Position: Under consideration.

Reasons: An excess Part XIII tax payment arises when the income is remitted to or received in Singapore and is required to be included in the computation of income under Singapore laws. The excess can only be refunded under subsection 227(6) if written application is made within two years after the end of calendar year in which the Part XIII tax was originally paid. However, we are currently considering whether Article XXI of Canada-Singapore Income Tax Convention provides implicit authority to override the time limitation in subsection 227(6).

2011 Canadian Tax Foundation Conference
November 27-29, 2011

Canada Revenue Agency Round Table – Question 4

Article XXI of the Canada-Singapore Income Tax Convention (1977) (the "Singapore Treaty") limits the extent to which Canada is obligated to provide treaty benefits in respect of Canadian-source income derived by a resident of Singapore. If an amount of Canadian-source income is taxable in Singapore, but only to the extent that the income is remitted to or received in Singapore, treaty benefits only apply to the portion of the income remitted to or received in Singapore.

Under Singapore's domestic tax laws, interest earned by a resident of Singapore that is paid into a bank account located outside of Singapore will not be included in the computation of income until such time as the funds are remitted to or brought into Singapore (e.g. when the funds are transferred to a bank account located in Singapore).
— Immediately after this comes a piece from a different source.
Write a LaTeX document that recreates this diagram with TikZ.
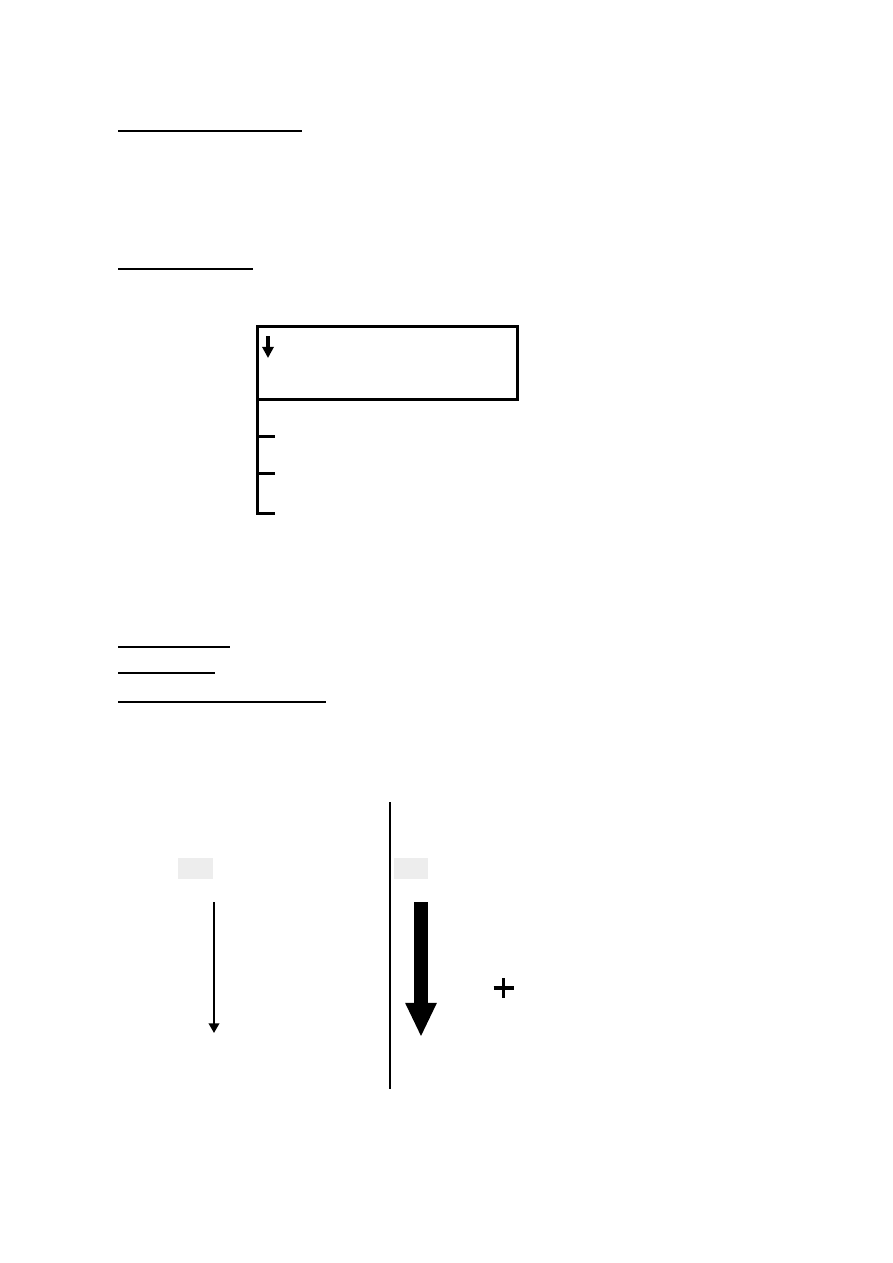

Assume that in year 1, Canco, a Canadian-resident corporation, pays interest to a resident of Singapore with whom Canco does not deal at arm's length. Canco pays the interest into a bank account located outside of Singapore. The interest is therefore not taxed in Singapore in the year of the payment. Article XXI of the Singapore Treaty applies and the interest payment is subject to Part XIII withholding tax at a rate of 25%.

Suppose in year 4 the cash is brought into Singapore and is included in the computation of income of the Singapore resident for that year. Will Canada refund part of the tax originally withheld by Canco in year 1 so that the Singapore resident's Canadian tax liability is reduced to reflect the applicable treaty rate? Would the response differ if the cash was remitted to Singapore and included in the Singapore resident's income in year 2?

Response

Where an excess amount of tax has been paid on behalf of a person under Part XIII, subsection 227(6) of the Income Tax Act (Canada) provides that the Minister is required, subject to rights of set-off, to refund the excess amount, provided that written application for the refund is made no later than 2 years after the end of the calendar year in which the excess amount was paid.

In the above example, the excess Part XIII amount does not arise until year 4 when the interest is included in computing the recipient's Singapore income. Consequently, the excess amount cannot be refunded under subsection 227(6) as the deadline for applying for the refund would have expired at the end of year 3. However, we are currently considering whether Article XXI implicitly authorizes the refund of the excess Part XIII withholdings in such circumstances. We expect to provide our views in the near future.

If the interest income was instead remitted to or received in Singapore in year 2, the Singapore resident could apply for the refund of the excess amount before the end of year 3. Provided that the application was made before the end of year 3 and the recipient could demonstrate that the interest income was included in the computation of income for Singapore tax purposes in year 2, the excess amount could be refunded pursuant to subsection 227(6).